The most deluded of us consider free will to work this way. A fly lands on my nose. I know what flies are and how flies behave and I do not want the shit on a fly's legs on my nose. I prepare for the swat and as the fly departs I attempt to swat it away. I most likely took the input, made the decision to swat and then swatted the fly. The fact is - you did nothing of the sort. When test subjects are monitored for the timing of these events
  1. an input - fly lands
  2. a cognitive event rising to consciousness (really? how can I be sure?)
  3. a decision to swat (really? when does a batter decide to swing at a pitch? really?)
  4. a swat
If you still believe that step 3 happens as an intercession between sensation, perception and conscious behavior you are not right - you are not even wrong. There is no step three; never was, never will be. In lab experiments, the impulse that fires motor neurons in your arm and shoulder comes 100-200 milliseconds (100 thousandths of a second is a tenth of a second) before people hooked to electrodes actually 'make a subjective report' that they intended to swat. The swat is unbidden by conscious awareness that I already swatted at the fly before I 'knew' I was going to swat.


Plato's Playboy Mansion Groto
In fact, awareness of having just completed an act that seems like it should be volitional when it manifestly is not corrodes my faith in free will or conscious behavior. This feeling is so easily corroded by the testimony of science that I must begin to reassess what it means to be human - what it means to have sentience for what would sentience mean if it does not give me volition. Our minds have trapped us in the persistant delusion that we are not in straight-jackets. Almost all human behavior is determined by operant conditioning. Unless you are doing your own operant conditioning through Cognitive Behavioral Therapy - and you should be - you are a meat puppet in the truest sense.


Not A Greek Philosopher
Plato's Cave is one of the first written accounts of what consciousness might actually look like. We are the prisoners in a cave, chained to a wall and forever forced to watch the shadows on the wall of the cave in front of us. Behind us our betters hold up cut-outs or shapes that cast the shadows on the wall. These shadows are mere pale reflections of objects which are themselves mere representations. This is the only reality available to us in our cave. If let free into the light outside the cave we would be unable to cope with 'reality' - the new kind of reality we have never seen.
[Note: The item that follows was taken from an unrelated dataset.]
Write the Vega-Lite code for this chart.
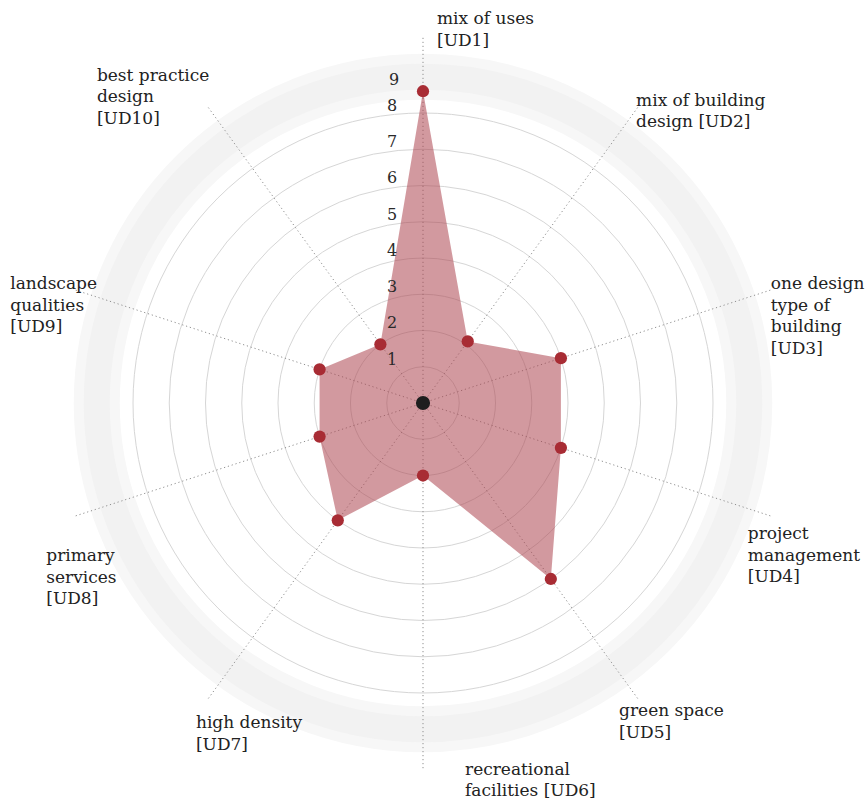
{
  "$schema": "https://vega.github.io/schema/vega-lite/v6.json",
  "width": 846,
  "height": 796,
  "autosize": {"type": "none"},
  "padding": {"left": 0, "top": 5, "right": 21, "bottom": 0},
  "background": "white",
  "config": {"view": {"stroke": null}},
  "datasets": {
    "axes": [
      {"key": "UD1", "idx": 0, "value": 8.6, "label": ["mix of uses", "[UD1]"]},
      {"key": "UD2", "idx": 1, "value": 2.1, "label": ["mix of building", "design [UD2]"]},
      {"key": "UD3", "idx": 2, "value": 4.0, "label": ["one design", "type of", "building", "[UD3]"]},
      {"key": "UD4", "idx": 3, "value": 4.0, "label": ["project", "management", "[UD4]"]},
      {"key": "UD5", "idx": 4, "value": 6.0, "label": ["green space", "[UD5]"]},
      {"key": "UD6", "idx": 5, "value": 2.0, "label": ["recreational", "facilities [UD6]"]},
      {"key": "UD7", "idx": 6, "value": 4.0, "label": ["high density", "[UD7]"]},
      {"key": "UD8", "idx": 7, "value": 3.0, "label": ["primary", "services", "[UD8]"]},
      {"key": "UD9", "idx": 8, "value": 3.0, "label": ["landscape", "qualities", "[UD9]"]},
      {"key": "UD10", "idx": 9, "value": 2.0, "label": ["best practice", "design", "[UD10]"]}
    ],
    "rings": [{"v": 1}, {"v": 2}, {"v": 3}, {"v": 4}, {"v": 5}, {"v": 6}, {"v": 7}, {"v": 8}, {"v": 9}]
  },
  "layer": [
    {
      "data": {"name": "rings"},
      "transform": [{"calculate": "0", "as": "o"}],
      "layer": [
        {
          "transform": [{"filter": "datum.v === 9"}],
          "mark": {"type": "point", "shape": "circle", "filled": false, "stroke": "#f7f7f7", "strokeWidth": 46, "opacity": 1},
          "encoding": {
            "x": {"field": "o", "type": "quantitative", "scale": {"domain": [-11.669, 11.669], "nice": false, "zero": false}, "axis": null},
            "y": {"field": "o", "type": "quantitative", "scale": {"domain": [-10.979, 10.979], "nice": false, "zero": false}, "axis": null},
            "size": {"field": "v", "type": "quantitative", "scale": {"type": "pow", "exponent": 2, "domain": [0, 10], "range": [0, 525625], "zero": true, "nice": false}, "legend": null}
          }
        },
        {
          "transform": [{"filter": "datum.v === 9"}],
          "mark": {"type": "point", "shape": "circle", "filled": false, "stroke": "#f2f2f2", "strokeWidth": 26, "opacity": 1},
          "encoding": {
            "x": {"field": "o", "type": "quantitative"},
            "y": {"field": "o", "type": "quantitative"},
            "size": {"field": "v", "type": "quantitative", "legend": null}
          }
        },
        {
          "transform": [{"filter": "datum.v <= 8"}],
          "mark": {"type": "point", "shape": "circle", "filled": false, "stroke": "#d6d6d6", "strokeWidth": 1, "opacity": 1},
          "encoding": {
            "x": {"field": "o", "type": "quantitative"},
            "y": {"field": "o", "type": "quantitative"},
            "size": {"field": "v", "type": "quantitative", "legend": null}
          }
        }
      ]
    },
    {
      "data": {"name": "axes"},
      "transform": [
        {"calculate": "0", "as": "o"},
        {"calculate": "datum.idx * PI / 5", "as": "angle"},
        {"calculate": "datum.value * sin(datum.angle)", "as": "px"},
        {"calculate": "datum.value * cos(datum.angle)", "as": "py"},
        {"calculate": "10.1 * sin(datum.angle)", "as": "ex"},
        {"calculate": "10.1 * cos(datum.angle)", "as": "ey"},
        {"calculate": "10 * sin(datum.angle)", "as": "lx"},
        {"calculate": "10 * cos(datum.angle)", "as": "ly"}
      ],
      "layer": [
        {
          "mark": {"type": "rule", "stroke": "#8f8f8f", "strokeWidth": 1, "strokeDash": [1.2, 2.8]},
          "encoding": {
            "x": {"field": "o", "type": "quantitative"},
            "y": {"field": "o", "type": "quantitative"},
            "x2": {"field": "ex"},
            "y2": {"field": "ey"}
          }
        },
        {
          "mark": {"type": "line", "filled": true, "fill": "#ad4650", "fillOpacity": 0.55, "strokeWidth": 0},
          "encoding": {
            "x": {"field": "px", "type": "quantitative"},
            "y": {"field": "py", "type": "quantitative"},
            "order": {"field": "idx", "type": "quantitative"}
          }
        },
        {
          "mark": {"type": "point", "filled": true, "shape": "circle", "size": 150, "color": "#a82c34", "opacity": 1},
          "encoding": {
            "x": {"field": "px", "type": "quantitative"},
            "y": {"field": "py", "type": "quantitative"}
          }
        },
        {
          "transform": [{"filter": "datum.idx === 0"}],
          "mark": {"type": "point", "filled": true, "shape": "circle", "size": 200, "color": "#1e1e1e", "opacity": 1},
          "encoding": {
            "x": {"field": "o", "type": "quantitative"},
            "y": {"field": "o", "type": "quantitative"}
          }
        },
        {"transform": [{"filter": "datum.key === 'UD1'"}], "mark": {"type": "text", "align": "left", "baseline": "top", "dx": 14, "dy": -29.5, "font": "DejaVu Serif", "fontSize": 17, "lineHeight": 21.7, "fill": "#222"}, "encoding": {"x": {"field": "lx", "type": "quantitative"}, "y": {"field": "ly", "type": "quantitative"}, "text": {"field": "label", "type": "nominal"}}},
        {"transform": [{"filter": "datum.key === 'UD2'"}], "mark": {"type": "text", "align": "left", "baseline": "top", "dx": 0, "dy": -17, "font": "DejaVu Serif", "fontSize": 17, "lineHeight": 21.7, "fill": "#222"}, "encoding": {"x": {"field": "lx", "type": "quantitative"}, "y": {"field": "ly", "type": "quantitative"}, "text": {"field": "label", "type": "nominal"}}},
        {"transform": [{"filter": "datum.key === 'UD3'"}], "mark": {"type": "text", "align": "left", "baseline": "top", "dx": 3, "dy": -15, "font": "DejaVu Serif", "fontSize": 17, "lineHeight": 21.7, "fill": "#222"}, "encoding": {"x": {"field": "lx", "type": "quantitative"}, "y": {"field": "ly", "type": "quantitative"}, "text": {"field": "label", "type": "nominal"}}},
        {"transform": [{"filter": "datum.key === 'UD4'"}], "mark": {"type": "text", "align": "left", "baseline": "top", "dx": -20, "dy": 11, "font": "DejaVu Serif", "fontSize": 17, "lineHeight": 21.7, "fill": "#222"}, "encoding": {"x": {"field": "lx", "type": "quantitative"}, "y": {"field": "ly", "type": "quantitative"}, "text": {"field": "label", "type": "nominal"}}},
        {"transform": [{"filter": "datum.key === 'UD5'"}], "mark": {"type": "text", "align": "left", "baseline": "top", "dx": -17, "dy": 7, "font": "DejaVu Serif", "fontSize": 17, "lineHeight": 21.7, "fill": "#222"}, "encoding": {"x": {"field": "lx", "type": "quantitative"}, "y": {"field": "ly", "type": "quantitative"}, "text": {"field": "label", "type": "nominal"}}},
        {"transform": [{"filter": "datum.key === 'UD6'"}], "mark": {"type": "text", "align": "left", "baseline": "top", "dx": 42, "dy": -4, "font": "DejaVu Serif", "fontSize": 17, "lineHeight": 21, "fill": "#222"}, "encoding": {"x": {"field": "lx", "type": "quantitative"}, "y": {"field": "ly", "type": "quantitative"}, "text": {"field": "label", "type": "nominal"}}},
        {"transform": [{"filter": "datum.key === 'UD7'"}], "mark": {"type": "text", "align": "left", "baseline": "top", "dx": -14, "dy": 19, "font": "DejaVu Serif", "fontSize": 17, "lineHeight": 21.7, "fill": "#222"}, "encoding": {"x": {"field": "lx", "type": "quantitative"}, "y": {"field": "ly", "type": "quantitative"}, "text": {"field": "label", "type": "nominal"}}},
        {"transform": [{"filter": "datum.key === 'UD8'"}], "mark": {"type": "text", "align": "left", "baseline": "top", "dx": -32, "dy": 33, "font": "DejaVu Serif", "fontSize": 17, "lineHeight": 21.7, "fill": "#222"}, "encoding": {"x": {"field": "lx", "type": "quantitative"}, "y": {"field": "ly", "type": "quantitative"}, "text": {"field": "label", "type": "nominal"}}},
        {"transform": [{"filter": "datum.key === 'UD9'"}], "mark": {"type": "text", "align": "left", "baseline": "top", "dx": -68, "dy": -15, "font": "DejaVu Serif", "fontSize": 17, "lineHeight": 21.7, "fill": "#222"}, "encoding": {"x": {"field": "lx", "type": "quantitative"}, "y": {"field": "ly", "type": "quantitative"}, "text": {"field": "label", "type": "nominal"}}},
        {"transform": [{"filter": "datum.key === 'UD10'"}], "mark": {"type": "text", "align": "left", "baseline": "top", "dx": -113, "dy": -42, "font": "DejaVu Serif", "fontSize": 17, "lineHeight": 21.7, "fill": "#222"}, "encoding": {"x": {"field": "lx", "type": "quantitative"}, "y": {"field": "ly", "type": "quantitative"}, "text": {"field": "label", "type": "nominal"}}}
      ]
    },
    {
      "data": {"name": "rings"},
      "transform": [{"calculate": "0", "as": "o"}],
      "layer": [
        {
          "transform": [{"filter": "datum.v <= 8"}],
          "mark": {"type": "text", "align": "center", "baseline": "middle", "dx": -31, "dy": -7, "font": "DejaVu Serif", "fontSize": 16, "fill": "#2a2a2a"},
          "encoding": {
            "x": {"field": "o", "type": "quantitative"},
            "y": {"field": "v", "type": "quantitative"},
            "text": {"field": "v", "type": "quantitative"}
          }
        },
        {
          "transform": [{"filter": "datum.v === 9"}],
          "mark": {"type": "text", "align": "center", "baseline": "middle", "dx": -29, "dy": 3, "font": "DejaVu Serif", "fontSize": 16, "fill": "#2a2a2a"},
          "encoding": {
            "x": {"field": "o", "type": "quantitative"},
            "y": {"field": "v", "type": "quantitative"},
            "text": {"field": "v", "type": "quantitative"}
          }
        }
      ]
    }
  ]
}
What I am suggesting is that we are prisoners to the persistant delusion of continuous availablity of voalition. Our most precious self-delusion is that we have the kind of freedom the people in the cave do not. Where is the kind of free will we can use - apart from this shabby, cheap contrivance we have now?

The short answer is to read Dan Dennett. My compressed version is summed up in the image below. Free yourself from the cave by understanding how the logistics map pinpoints rare instances of indeterminacy in a overwhelmingly deterministic universe.